Scientists solve 40-year-old mystery of C-H bond breaking

Scientists have made significant progress in developing catalysts to convert the greenhouse gas methane into a less harmful substance. Their findings, published in the journal Science, shed light on how carbon-hydrogen bonds break and the mechanism behind catalysts in this process.

Methane, a potent greenhouse gas, is increasingly being released into the atmosphere through livestock farming and the thawing of permafrost. Converting methane and longer-chain alkanes into more useful and less harmful chemicals would mitigate these environmental threats and provide a valuable resource for the chemical industry. However, breaking the strong C-H bond, one of nature’s toughest chemical linkages, is a crucial first step in methane transformation.

Forty years ago, researchers discovered molecular metal catalysts capable of easily breaking C-H bonds. These catalysts only required a short flash of visible light to activate and effortlessly break the robust C-H bonds of alkanes. Despite the significance of this C-H activation reaction, the precise mechanism behind the catalyst’s function remained unknown.

A team of scientists from Uppsala University, in collaboration with the Paul Scherrer Institute in Switzerland, Stockholm University, Hamburg University, and the European XFEL in Germany, conducted groundbreaking research to directly observe the catalyst in action and uncover how it breaks C-H bonds.

Through two experiments conducted at the Paul Scherrer Institute in Switzerland, the researchers closely monitored the electron exchange between a rhodium catalyst and an octane C-H group as it underwent breaking. They utilized two of the world’s most powerful sources of X-ray flashes, the X-ray laser SwissFEL and the X-ray synchrotron Swiss Light Source, to track the reaction from start to finish. The measurements revealed that the catalyst’s light-induced activation occurs within 400 femtoseconds (0.0000000000004 seconds), leading to C-H bond breaking after 14 nanoseconds (0.000000014 seconds).

Raphael Jay, a researcher at Uppsala University and the lead experimentalist of the study, emphasized the significance of large-scale facilities like SwissFEL and the Swiss Light Source in enabling their time-resolved X-ray absorption experiments. By adopting the metal’s perspective, they could selectively identify the specific C-H bond that breaks out of hundreds of thousands present in the dense octane solution.

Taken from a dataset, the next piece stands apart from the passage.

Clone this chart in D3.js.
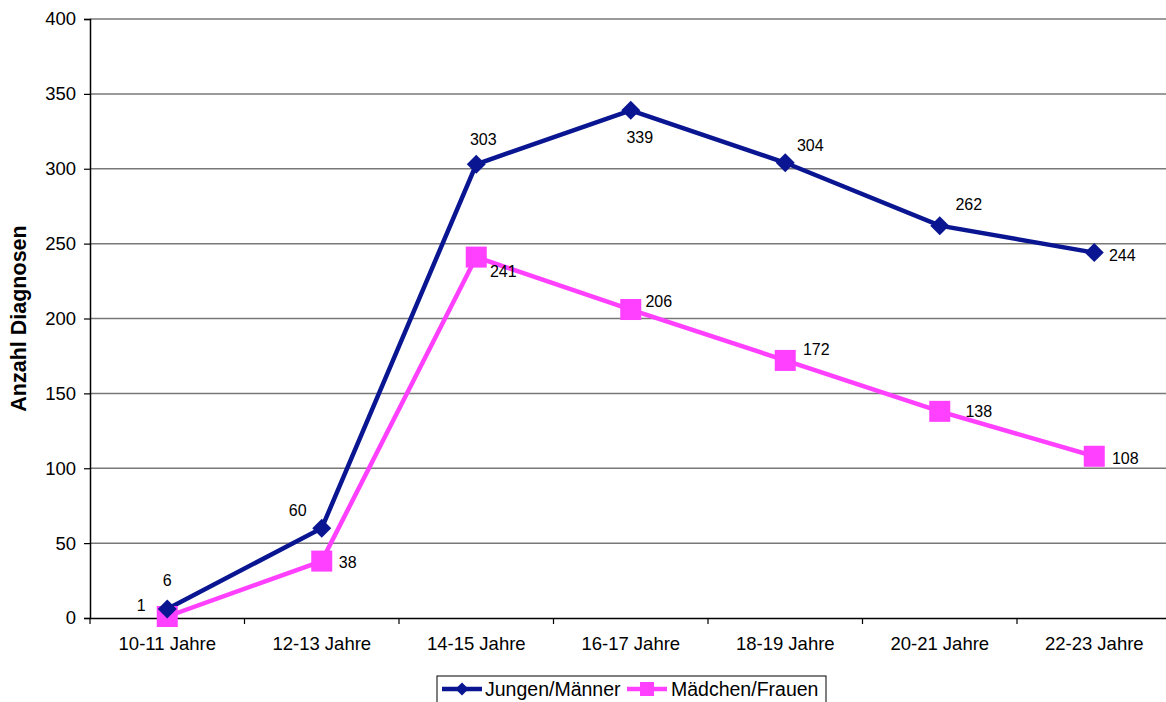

To interpret the intricate experimental data, theoreticians from Uppsala University and Stockholm University collaborated to perform advanced quantum-chemical calculations. Their calculations provided insights into the precise flow of electronic charge between the metal catalyst and the C-H group. They observed how charge transfer from the metal to the C-H bond establishes a connection between the two chemical groups, while charge transfer in the opposite direction acts as a scissor, ultimately separating the C and H atoms.

This study resolves a four-decade-old mystery surrounding the mechanism by which an activated catalyst breaks strong C-H bonds through controlled electron exchange, eliminating the need for extreme temperatures or pressures. Equipped with this newfound understanding, the researchers aim to explore how to manipulate the flow of electrons to develop improved catalysts for the chemical industry, enabling the transformation of methane and other alkanes into valuable products.